▸ WHAT YOU WILL DO:
Reproduce, please, the span of lines beginning at the line with "Convert this chart to Bokeh code." and ending at the line with "0.312, 0.304, 0.303]", inclusive, minus any pictures.

▸ Source code of charts:
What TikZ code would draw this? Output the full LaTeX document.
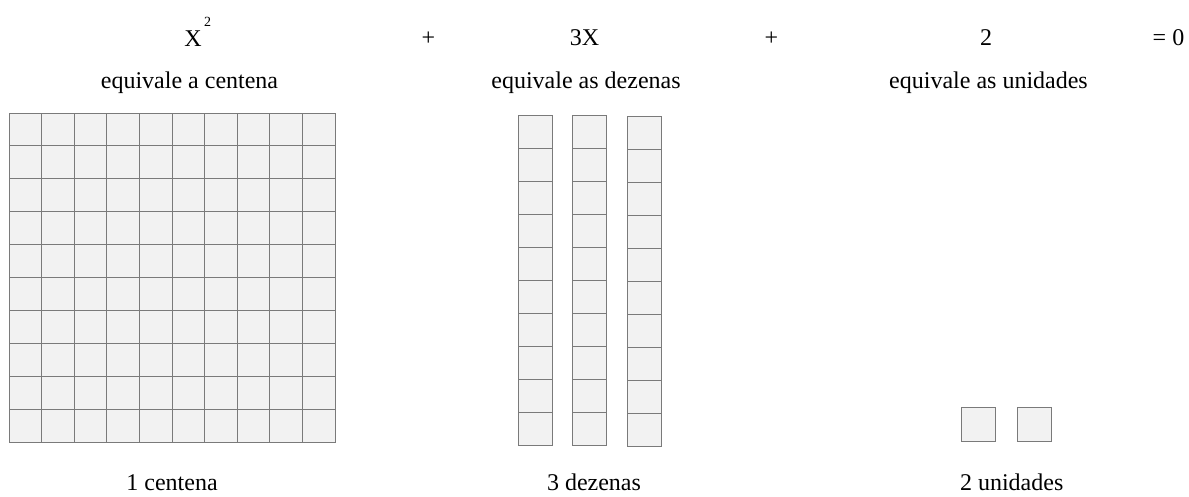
\documentclass[tikz,border=0pt]{standalone}
\usepackage{fontspec}
\setmainfont{Liberation Serif}
\definecolor{cellfill}{HTML}{F2F2F2}
\definecolor{cellline}{HTML}{7A7A7A}
\begin{document}
\begin{tikzpicture}[x=1pt,y=-1pt,
  cell/.style={fill=cellfill, draw=cellline, line width=0.9pt},
  lbl/.style={anchor=base, inner sep=0pt, font=\fontsize{24}{28}\selectfont},
  suplbl/.style={anchor=base, inner sep=0pt, font=\fontsize{14}{16}\selectfont}]
\useasboundingbox (0,0) rectangle (1189,496);
% hundred grid
\foreach \i in {0,...,9}
  \foreach \j in {0,...,9}
    \draw[cell] ({9+\i*32.6},{113+\j*32.9}) rectangle ++(32.6,32.9);
% three tens
\foreach \x/\y in {518.3/115.7, 572.3/115.7, 627.3/116.7}
  \foreach \j in {0,...,9}
    \draw[cell] (\x,{\y+\j*32.93}) rectangle ++(34,32.93);
% two units
\draw[cell] (961.7,407.3) rectangle ++(33.6,34.4);
\draw[cell] (1017.7,407.3) rectangle ++(33.6,34.4);
% top row
\node[lbl] (xsq) at (193,46) {X};
\node[suplbl] (sup) at (207.5,26) {2};
\node[lbl] (p1) at (428.5,45) {+};
\node[lbl] (tx) at (584.5,45) {3X};
\node[lbl] (p2) at (771.5,45) {+};
\node[lbl] (two) at (986,45) {2};
\node[lbl] (eq) at (1168.5,45) {= 0};
% second row
\node[lbl] (e1) at (189.5,88) {equivale a centena};
\node[lbl] (e2) at (586,88) {equivale as dezenas};
\node[lbl] (e3) at (988.5,88) {equivale as unidades};
% bottom row
\node[lbl] (b1) at (172,490) {1 centena};
\node[lbl] (b2) at (594,490) {3 dezenas};
\node[lbl] (b3) at (1011.7,490) {2 unidades};
\end{tikzpicture}
\end{document}
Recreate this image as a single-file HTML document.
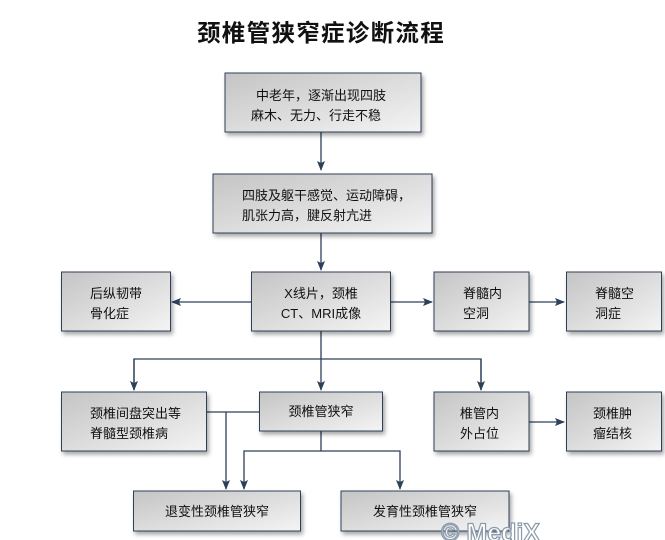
<!DOCTYPE html>
<html><head><meta charset="utf-8"><style>
html,body{margin:0;padding:0;background:#fff;}
svg{display:block;}
text{font-family:"Liberation Sans","Noto Sans CJK SC",sans-serif;font-size:13px;fill:#111;}
</style></head><body>
<svg width="665" height="540" viewBox="0 0 665 540" xmlns="http://www.w3.org/2000/svg">
<defs>
<linearGradient id="g" x1="0" y1="0" x2="1" y2="1">
<stop offset="0" stop-color="#c4c4c4"/><stop offset="1" stop-color="#f4f4f4"/>
</linearGradient>
<filter id="s" x="-10%" y="-10%" width="130%" height="140%">
<feDropShadow dx="2" dy="3" stdDeviation="2" flood-color="#000" flood-opacity="0.35"/>
</filter>
<marker id="a" markerWidth="10" markerHeight="10" refX="9" refY="5" orient="auto" markerUnits="userSpaceOnUse">
<path d="M0,1 L10,5 L0,9 L2,5 Z" fill="#2d4059"/>
</marker>
</defs>
<text x="321" y="41" text-anchor="middle" style="font-size:23.5px;font-weight:bold;letter-spacing:1.3px">颈椎管狭窄症诊断流程</text>
<g fill="none" stroke="#2d4059" stroke-width="1.3">
<path d="M321 132 V170" marker-end="url(#a)"/>
<path d="M321 233 V270" marker-end="url(#a)"/>
<path d="M251 302 H172" marker-end="url(#a)"/>
<path d="M391 302 H432" marker-end="url(#a)"/>
<path d="M529 302 H564" marker-end="url(#a)"/>
<path d="M321 331 V390" marker-end="url(#a)"/>
<path d="M134 390 V359 H481 V390" />
<path d="M134 359 V390" marker-end="url(#a)"/>
<path d="M481 359 V390" marker-end="url(#a)"/>
<path d="M206 412 H259"/>
<path d="M226 412 V489" marker-end="url(#a)"/>
<path d="M321 431 V451 H244 V489" marker-end="url(#a)"/>
<path d="M321 451 H400 V489" marker-end="url(#a)"/>
<path d="M529 422 H564" marker-end="url(#a)"/>
</g>
<g fill="url(#g)" stroke="#2d4059" stroke-width="1" filter="url(#s)">
<rect x="225" y="73" width="196" height="59"/>
<rect x="213" y="174" width="219" height="59"/>
<rect x="61.5" y="272" width="109" height="59"/>
<rect x="251.5" y="272" width="139" height="59"/>
<rect x="434" y="272" width="95" height="59"/>
<rect x="566.5" y="272" width="95" height="59"/>
<rect x="61.5" y="392" width="145" height="59"/>
<rect x="259.5" y="392" width="123" height="39"/>
<rect x="434" y="392" width="95" height="59"/>
<rect x="566.5" y="392" width="95" height="59"/>
<rect x="133.5" y="491" width="167" height="40"/>
<rect x="341" y="491" width="168" height="40"/>
</g>
<text x="256" y="100">中老年，逐渐出现四肢</text>
<text x="251" y="120">麻木、无力、行走不稳</text>
<text x="242" y="200">四肢及躯干感觉、运动障碍，</text>
<text x="242" y="220">肌张力高，腱反射亢进</text>
<text x="90" y="298">后纵韧带</text>
<text x="90" y="318">骨化症</text>
<text x="321" y="298" text-anchor="middle">X线片，颈椎</text>
<text x="321" y="318" text-anchor="middle">CT、MRI成像</text>
<text x="463" y="298">脊髓内</text>
<text x="463" y="318">空洞</text>
<text x="595" y="298">脊髓空</text>
<text x="595" y="318">洞症</text>
<text x="90" y="418">颈椎间盘突出等</text>
<text x="90" y="438">脊髓型颈椎病</text>
<text x="321" y="416" text-anchor="middle">颈椎管狭窄</text>
<text x="460" y="418">椎管内</text>
<text x="460" y="438">外占位</text>
<text x="593" y="418">颈椎肿</text>
<text x="593" y="438">瘤结核</text>
<text x="217" y="516" text-anchor="middle">退变性颈椎管狭窄</text>
<text x="425" y="516" text-anchor="middle">发育性颈椎管狭窄</text>
<text x="441" y="541" style="font-size:25px;font-weight:bold;fill:#fff;stroke:#8a9aaa;stroke-width:1.2">© MediX</text>
</svg>
</body></html>
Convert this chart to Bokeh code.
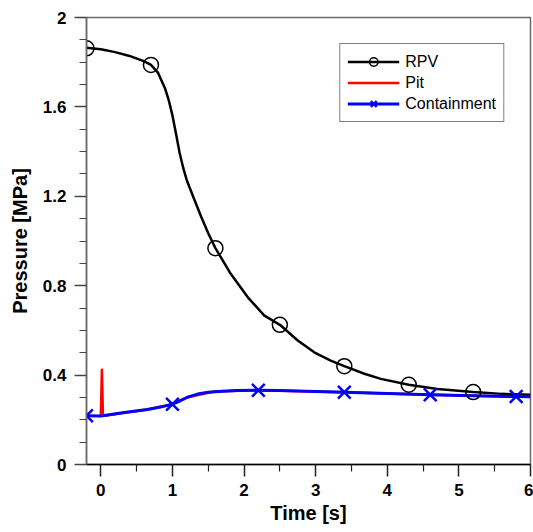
from bokeh.plotting import figure
from bokeh.models import Range1d, FixedTicker, Legend, LegendItem
from bokeh.embed import file_html
from bokeh.resources import INLINE

# ---------------- data ----------------
rpv_t = [-0.2, 0.0, 0.2, 0.4, 0.6, 0.7, 0.8, 0.9, 0.95, 1.0, 1.05, 1.1, 1.15,
         1.2, 1.3, 1.4, 1.5, 1.6, 1.814, 2.05, 2.28, 2.5, 2.75, 2.98, 3.21, 3.4,
         3.68, 3.91, 4.3, 4.7, 5.2, 5.6, 6.0]
rpv_p = [1.865, 1.858, 1.845, 1.828, 1.805, 1.788, 1.752, 1.68, 1.628, 1.562, 1.48, 1.395, 1.328,
         1.272, 1.19, 1.11, 1.035, 0.968, 0.853, 0.749, 0.667, 0.625, 0.555, 0.502, 0.465, 0.44,
         0.406, 0.383, 0.357, 0.338, 0.324, 0.316, 0.312]
rpv_mark_t = [-0.2, 0.7, 1.6, 2.5, 3.4, 4.3, 5.2]
rpv_mark_p = [1.862, 1.788, 0.968, 0.625, 0.44, 0.357, 0.324]

pit_t = [0.0, 0.015, 0.03, 0.05, 0.65, 1.0, 1.21, 1.58, 2.2, 3.4, 4.6, 5.8, 6.0]
pit_p = [0.217, 0.424, 0.22, 0.218, 0.246, 0.27, 0.301, 0.327, 0.332, 0.323, 0.312, 0.304, 0.303]

cont_t = [-0.2, 0.0, 0.3, 0.65, 0.85, 1.0, 1.1, 1.21, 1.35, 1.5, 1.7, 1.9, 2.2, 2.5, 3.0, 3.4,
          4.0, 4.6, 5.2, 5.8, 6.0]
cont_p = [0.218, 0.217, 0.232, 0.246, 0.258, 0.27, 0.284, 0.301, 0.315, 0.323, 0.328, 0.331,
          0.332, 0.331, 0.327, 0.323, 0.318, 0.312, 0.308, 0.304, 0.303]
cont_mark_t = [-0.2, 1.0, 2.2, 3.4, 4.6, 5.8]
cont_mark_p = [0.218, 0.27, 0.332, 0.323, 0.312, 0.304]

x_ticks = [0, 1, 2, 3, 4, 5, 6]
x_minor = [0.5, 1.5, 2.5, 3.5, 4.5, 5.5]
y_ticks = [0, 0.4, 0.8, 1.2, 1.6, 2]
y_tick_labels = ["0", "0.4", "0.8", "1.2", "1.6", "2"]
y_minor = [0.1, 0.2, 0.3, 0.5, 0.6, 0.7, 0.9, 1.0, 1.1, 1.3, 1.4, 1.5, 1.7, 1.8, 1.9]

series_names = ["RPV", "Pit", "Containment"]
x_label = "Time [s]"
y_label = "Pressure [MPa]"

# ---------------- figure ----------------
FONT = "Liberation Sans"

p = figure(width=533, height=532, output_backend="svg", toolbar_location=None,
           x_range=Range1d(-0.2, 6), y_range=Range1d(0, 2),
           min_border_left=86, min_border_right=3, min_border_top=17, min_border_bottom=68)
p.background_fill_color = "white"
p.border_fill_color = "white"
p.xgrid.visible = False
p.ygrid.visible = False
p.outline_line_color = "#6a6a6a"
p.outline_line_width = 1.5

# axes
xa = p.xaxis[0]
xa.ticker = FixedTicker(ticks=x_ticks, minor_ticks=x_minor)
xa.axis_line_color = "black"
xa.axis_line_width = 1.5
xa.major_tick_line_color = "#222222"
xa.major_tick_line_width = 1.5
xa.minor_tick_line_color = "#222222"
xa.minor_tick_line_width = 1.2
xa.major_tick_in = 0
xa.major_tick_out = 12
xa.minor_tick_in = 0
xa.minor_tick_out = 7
xa.major_label_standoff = 7
xa.axis_label = x_label
xa.axis_label_standoff = 3

ya = p.yaxis[0]
ya.ticker = FixedTicker(ticks=y_ticks, minor_ticks=y_minor)
ya.major_label_overrides = {t: l for t, l in zip(y_ticks, y_tick_labels)}
ya.axis_line_color = "#6a6a6a"
ya.axis_line_width = 1.5
ya.major_tick_line_color = "#444444"
ya.major_tick_line_width = 1.5
ya.minor_tick_line_color = "#444444"
ya.minor_tick_line_width = 1.2
ya.major_tick_in = 0
ya.major_tick_out = 12
ya.minor_tick_in = 0
ya.minor_tick_out = 7
ya.major_label_standoff = 8
ya.axis_label = y_label
ya.axis_label_standoff = 9

for ax in (xa, ya):
    ax.major_label_text_font = FONT
    ax.major_label_text_font_style = "bold"
    ax.major_label_text_font_size = "17px"
    ax.major_label_text_color = "black"
    ax.axis_label_text_font = FONT
    ax.axis_label_text_font_style = "bold"
    ax.axis_label_text_font_size = "20px"
    ax.axis_label_text_color = "black"

# glyphs
rpv_line = p.line(rpv_t, rpv_p, line_color="black", line_width=2.5, line_join="round")
pit_line = p.line(pit_t, pit_p, line_color="#ff0000", line_width=2.5, line_join="round")
cont_line = p.line(cont_t, cont_p, line_color="#0000ff", line_width=3, line_join="round")
rpv_marks = p.scatter(rpv_mark_t, rpv_mark_p, marker="circle", size=15, fill_color=None,
                      line_color="black", line_width=1.5)
cont_marks = p.scatter(cont_mark_t, cont_mark_p, marker="x", size=18,
                       line_color="#0000ff", line_width=2.5)

legend = Legend(items=[
    LegendItem(label=series_names[0], renderers=[rpv_line, rpv_marks]),
    LegendItem(label=series_names[1], renderers=[pit_line]),
    LegendItem(label=series_names[2], renderers=[cont_line, cont_marks]),
], location="top_right")
legend.margin = 26
legend.padding = 7
legend.spacing = 0
legend.glyph_width = 52
legend.glyph_height = 21
legend.label_height = 21
legend.label_standoff = 6
legend.label_text_font = FONT
legend.label_text_font_size = "16px"
legend.label_text_color = "black"
legend.border_line_color = "black"
legend.border_line_width = 1
legend.background_fill_color = "white"
legend.background_fill_alpha = 1.0
p.add_layout(legend, "center")

open("out.html", "w").write(file_html(p, INLINE))
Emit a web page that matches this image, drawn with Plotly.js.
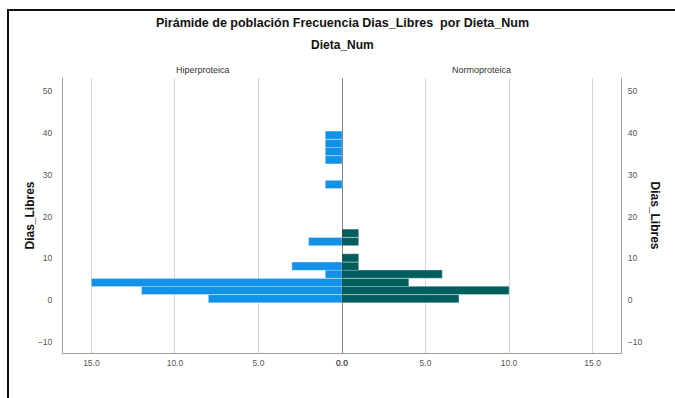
<!DOCTYPE html>
<html>
<head>
<meta charset="utf-8">
<script src="https://cdn.plot.ly/plotly-3.0.1.min.js"></script>
<style>
  html, body { margin: 0; padding: 0; background: #fff; }
  #wrap { position: relative; width: 675px; height: 398px; overflow: hidden; }
  #chart { width: 675px; height: 398px; }
  #frame { position: absolute; left: 7px; top: 9px; width: 700px; height: 420px;
           border: 2.5px solid #111; pointer-events: none; box-sizing: border-box; }
</style>
</head>
<body>
<div id="wrap"><div id="chart"></div><div id="frame"></div></div>
<script>
// Dias_Libres bin midpoints (bars) and frequency counts per Dieta_Num group
const binMid = [0.3, 2.3, 4.2, 6.2, 8.1, 10.1, 14.0, 16.0, 27.7, 33.6, 35.6, 37.5, 39.5];
const hiperproteica = [8, 12, 15, 1, 3, 0, 2, 0, 1, 1, 1, 1, 1];
const normoproteica = [7, 10, 4, 6, 1, 1, 1, 1, 0, 0, 0, 0, 0];
const groupNames = ['Hiperproteica', 'Normoproteica'];
const xTicks = [0, 5, 10, 15];
const yTicks = [-10, 0, 10, 20, 30, 40, 50];

const FONT = 'Liberation Sans, Arial, sans-serif';
const binWidth = 1.96;
const yRange = [-12.7, 53.2];
const xMax = 16.7;

const traces = [
  { type: 'bar', orientation: 'h', name: groupNames[0], y: binMid, x: hiperproteica,
    width: binWidth, xaxis: 'x', yaxis: 'y',
    marker: { color: '#1192e8', line: { color: 'rgba(255,255,255,0.3)', width: 1 } },
    hoverinfo: 'x+y' },
  { type: 'bar', orientation: 'h', name: groupNames[1], y: binMid, x: normoproteica,
    width: binWidth, xaxis: 'x2', yaxis: 'y2',
    marker: { color: '#005d5d', line: { color: 'rgba(255,255,255,0.3)', width: 1 } },
    hoverinfo: 'x+y' }
];

const tickFont = { family: FONT, size: 8.5, color: '#555' };
const xCommon = {
  tickvals: xTicks, tickformat: '.1f', showgrid: true, gridcolor: '#d4d4d4', gridwidth: 1,
  zeroline: false, showline: true, linecolor: '#a0a0a0', linewidth: 1,
  ticks: '', tickfont: tickFont, ticklabelstandoff: 2, fixedrange: true
};
const yCommon = {
  range: yRange, tickvals: yTicks, showgrid: false, zeroline: false,
  showline: true, linecolor: '#a0a0a0', linewidth: 1, ticks: '', tickfont: tickFont,
  fixedrange: true
};

const layout = {
  width: 675, height: 398,
  margin: { l: 63, r: 54, t: 78, b: 45, pad: 0 },
  paper_bgcolor: '#fff', plot_bgcolor: '#fff',
  showlegend: false, bargap: 0,
  font: { family: FONT },
  xaxis: Object.assign({}, xCommon, { domain: [0, 0.5], range: [xMax, 0], anchor: 'y' }),
  xaxis2: Object.assign({}, xCommon, { domain: [0.5, 1], range: [0, xMax], anchor: 'y2' }),
  yaxis: Object.assign({}, yCommon, { anchor: 'x', side: 'left', ticklabelstandoff: 8 }),
  yaxis2: Object.assign({}, yCommon, { anchor: 'x2', side: 'right', ticklabelstandoff: 4 }),
  shapes: [
    { type: 'line', xref: 'x2', yref: 'paper', x0: 0, x1: 0, y0: 0, y1: 1,
      line: { color: '#333', width: 1.2 } }
  ],
  annotations: [
    { text: '<b>Pirámide de población Frecuencia Dias_Libres \u00a0por Dieta_Num</b>',
      xref: 'paper', yref: 'paper', x: 0.5, y: 1, yshift: 55, xanchor: 'center', yanchor: 'middle',
      showarrow: false, font: { family: FONT, size: 12.5, color: '#111' } },
    { text: '<b>Dieta_Num</b>',
      xref: 'paper', yref: 'paper', x: 0.5, y: 1, yshift: 33, xanchor: 'center', yanchor: 'middle',
      showarrow: false, font: { family: FONT, size: 12, color: '#111' } },
    { text: groupNames[0], xref: 'paper', yref: 'paper', x: 0.25, y: 1, yshift: 8,
      xanchor: 'center', yanchor: 'middle', showarrow: false,
      font: { family: FONT, size: 9, color: '#333' } },
    { text: groupNames[1], xref: 'paper', yref: 'paper', x: 0.75, y: 1, yshift: 8,
      xanchor: 'center', yanchor: 'middle', showarrow: false,
      font: { family: FONT, size: 9, color: '#333' } },
    { text: '<b>Dias_Libres</b>', xref: 'paper', yref: 'paper', x: 0, y: 0.5, xshift: -34,
      xanchor: 'center', yanchor: 'middle', textangle: -90, showarrow: false,
      font: { family: FONT, size: 12, color: '#111' } },
    { text: '<b>Dias_Libres</b>', xref: 'paper', yref: 'paper', x: 1, y: 0.5, xshift: 34,
      xanchor: 'center', yanchor: 'middle', textangle: 90, showarrow: false,
      font: { family: FONT, size: 12, color: '#111' } }
  ]
};

Plotly.newPlot('chart', traces, layout, { displayModeBar: false, staticPlot: true });
</script>
</body>
</html>
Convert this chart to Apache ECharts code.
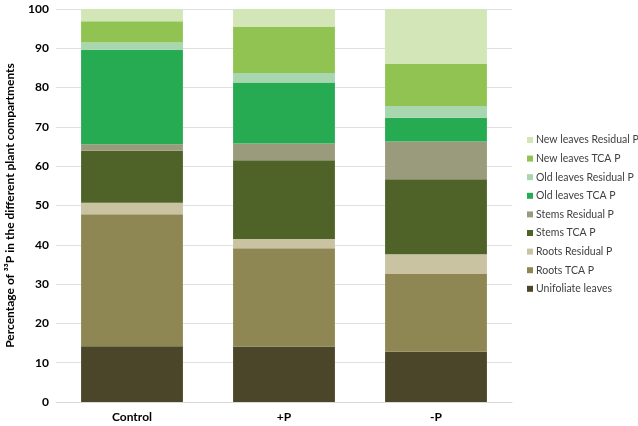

▸ WRITTEN ANSWER:
Convert this chart to Bokeh code.
from bokeh.plotting import figure
from bokeh.models import Range1d, FixedTicker, Legend, LegendItem
from bokeh.embed import file_html
from bokeh.resources import INLINE

# ---------------- data ----------------
rpv_t = [-0.2, 0.0, 0.2, 0.4, 0.6, 0.7, 0.8, 0.9, 0.95, 1.0, 1.05, 1.1, 1.15,
         1.2, 1.3, 1.4, 1.5, 1.6, 1.814, 2.05, 2.28, 2.5, 2.75, 2.98, 3.21, 3.4,
         3.68, 3.91, 4.3, 4.7, 5.2, 5.6, 6.0]
rpv_p = [1.865, 1.858, 1.845, 1.828, 1.805, 1.788, 1.752, 1.68, 1.628, 1.562, 1.48, 1.395, 1.328,
         1.272, 1.19, 1.11, 1.035, 0.968, 0.853, 0.749, 0.667, 0.625, 0.555, 0.502, 0.465, 0.44,
         0.406, 0.383, 0.357, 0.338, 0.324, 0.316, 0.312]
rpv_mark_t = [-0.2, 0.7, 1.6, 2.5, 3.4, 4.3, 5.2]
rpv_mark_p = [1.862, 1.788, 0.968, 0.625, 0.44, 0.357, 0.324]

pit_t = [0.0, 0.015, 0.03, 0.05, 0.65, 1.0, 1.21, 1.58, 2.2, 3.4, 4.6, 5.8, 6.0]
pit_p = [0.217, 0.424, 0.22, 0.218, 0.246, 0.27, 0.301, 0.327, 0.332, 0.323, 0.312, 0.304, 0.303]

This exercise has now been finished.